Canada Has a Nazi Monument Problem

A journalist in Edmonton is the most recent Canadian to be charged with vandalizing a Nazi monument. How Canada came to be home to so many monuments dedicated to Ukrainian Nazi collaborators is rooted in some dark chapters in the country’s history.

Ukrainian Nazi Schutzmannschaft Battalion 201 with Roman Shukhevych (sitting, second from left), 1942. A monument in Edmonton, Canada, commemorates Shukhevych, who was responsible for the deaths of tens of thousands in genocidal campaigns during the Holocaust era.

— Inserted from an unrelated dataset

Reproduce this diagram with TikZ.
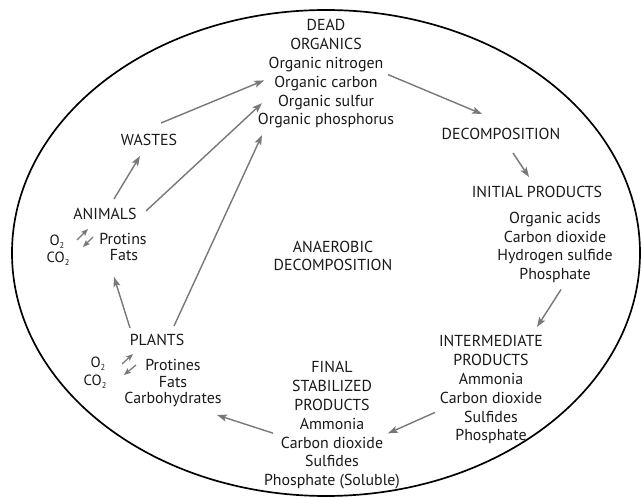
\documentclass[tikz,border=0pt]{standalone}
\usepackage{fontspec}
\setmainfont{PT Sans}
\usepackage{tikz}
\usetikzlibrary{arrows.meta, calc}
\definecolor{arrowgray}{RGB}{120,120,120}
\newcommand{\sbtwo}{\raisebox{-0.35ex}{\fontsize{6}{6}\selectfont 2}}
\tikzset{
  txt/.style={inner sep=0pt, text height=8pt, text depth=2.5pt, font=\fontsize{11.3}{13}\selectfont, text=black!90},
  gastxt/.style={txt, text height=7pt, text depth=1.5pt, font=\fontsize{10.5}{12}\selectfont},
  flow/.style={draw=arrowgray, line width=1pt, -{Stealth[length=7pt,width=5pt,inset=1.5pt]}},
  gas/.style={draw=arrowgray, line width=0.9pt, -{Stealth[length=5pt,width=4pt,inset=1pt]}}
}

\begin{document}
\begin{tikzpicture}[x=0.025cm, y=-0.025cm]
        \useasboundingbox (0,0) rectangle (641,498);
        % Cycle
        \draw[line width=1.2pt] (326,253) ellipse [x radius=314, y radius=243];

        % Matieres mortes
        \foreach \t [count=\i] in {DEAD, ORGANICS, Organic nitrogen, Organic carbon, Organic sulfur, Organic phosphorus}
            \node[txt] (d\i) at (326, {27+18.8*(\i-1)}) {\t};

        % Decomposition
        \node[txt] (dec) at (501,136) {DECOMPOSITION};
        \node[txt] (init) at (537,194) {INITIAL PRODUCTS};
        \foreach \t [count=\i] in {Organic acids, Carbon dioxide, Hydrogen sulfide, Phosphate}
            \node[txt] (i\i) at (555, {220+18.5*(\i-1)}) {\t};
        \foreach \t [count=\i] in {INTERMEDIATE, PRODUCTS, Ammonia, Carbon dioxide, Sulfides, Phosphate}
            \node[txt] (m\i) at (491, {343+18.8*(\i-1)}) {\t};
        \foreach \t [count=\i] in {FINAL, STABILIZED, PRODUCTS, Ammonia, Carbon dioxide, Sulfides, Phosphate (Soluble)}
            \node[txt] (f\i) at (332, {369+18.8*(\i-1)}) {\t};

        % Plantes
        \node[txt] (plants) at (157,342) {PLANTS};
        \foreach \t [count=\i] in {Protines, Fats, Carbohydrates}
            \node[txt] (p\i) at (173, {367+16.5*(\i-1)}) {\t};
        \node[gastxt] (o2p) at (98,364) {O\sbtwo};
        \node[gastxt] (co2p) at (95,382) {CO\sbtwo};

        % Animaux
        \node[txt] (animals) at (105,216) {ANIMALS};
        \node[txt] (a1) at (123,241) {Protins};
        \node[txt] (a2) at (124,257) {Fats};
        \node[gastxt] (o2a) at (57,242) {O\sbtwo};
        \node[gastxt] (co2a) at (58,259) {CO\sbtwo};
        \node[txt] (wastes) at (149,142) {WASTES};

        % Centre
        \node[txt] (an1) at (333,249) {ANAEROBIC};
        \node[txt] (an2) at (333,267) {DECOMPOSITION};

        % Fleches
        \draw[flow] ($(d3)+(62,10)$) -- ($(dec)+(-19,-22)$);
        \draw[flow] ($(dec)+(12,17)$) -- ($(init)+(-8,-17)$);
        \draw[flow] ($(i4)+(6,14)$) -- ($(m1)+(46,-16)$);
        \draw[flow] ($(m4)+(-56,13)$) -- ($(f4)+(56,8)$);
        \draw[flow] ($(f5)+(-59,-11)$) -- ($(p3)+(44,15)$);
        \draw[flow] ($(plants)+(-27,-14)$) -- ($(a2)+(-10,20)$);
        \draw[flow] ($(plants)+(17,-16)$) -- ($(d6)+(-64,14)$);
        \draw[flow] ($(animals)+(9,-17)$) -- ($(wastes)+(-9,14)$);
        \draw[flow] ($(animals)+(41,-5)$) -- ($(d5)+(-64,1)$);
        \draw[flow] ($(wastes)+(12,-19)$) -- ($(d4)+(-62,-3)$);

        % Echanges gazeux
        \draw[gas] ($(o2a)+(20,-2)$) -- ($(a1)+(-35,-12)$);
        \draw[gas] ($(a1)+(-30,-4)$) -- ($(o2a)+(26,5)$);
        \draw[gas] ($(o2p)+(24,0)$) -- ($(p1)+(-40,-13)$);
        \draw[gas] ($(p1)+(-37,-2)$) -- ($(o2p)+(26,11)$);
\end{tikzpicture}
\end{document}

On October 14 2022 the Edmonton Police Service filed a mischief under $5,000 charge against journalist Duncan Kinney, claiming he spray-painted the words “actual Nazi” on a bust of Roman Shukhevych, a World War II–era Ukrainian ultranationalist and Nazi collaborator. The charge relates to an August 2021 incident in which the monument, located on the grounds of the Ukrainian Youth Unity Complex in North Edmonton, was found to have been vandalized.

Kinney is an independent journalist and the editor and primary contributor to the Progress Report, a media project of Progress Alberta that includes a weekly podcast, a newsletter, and regular investigative reporting. Kinney has reported on the Shukhevych monument, including the vandalism against it, several times in recent years.

This is not the first time the Shukhevych monument has been vandalized with graffiti pointing out that the man was a Nazi collaborator: in December of 2019 it was tagged with the words “Nazi scum.” Kinney reported in 2020 that representatives of the Ukrainian Youth Unity Complex and the League of Ukrainian Canadians’ Edmonton Branch had contacted Progress Alberta to indicate their belief the Edmonton police were investigating the incident as a possible hate crime, though this was not confirmed at the time.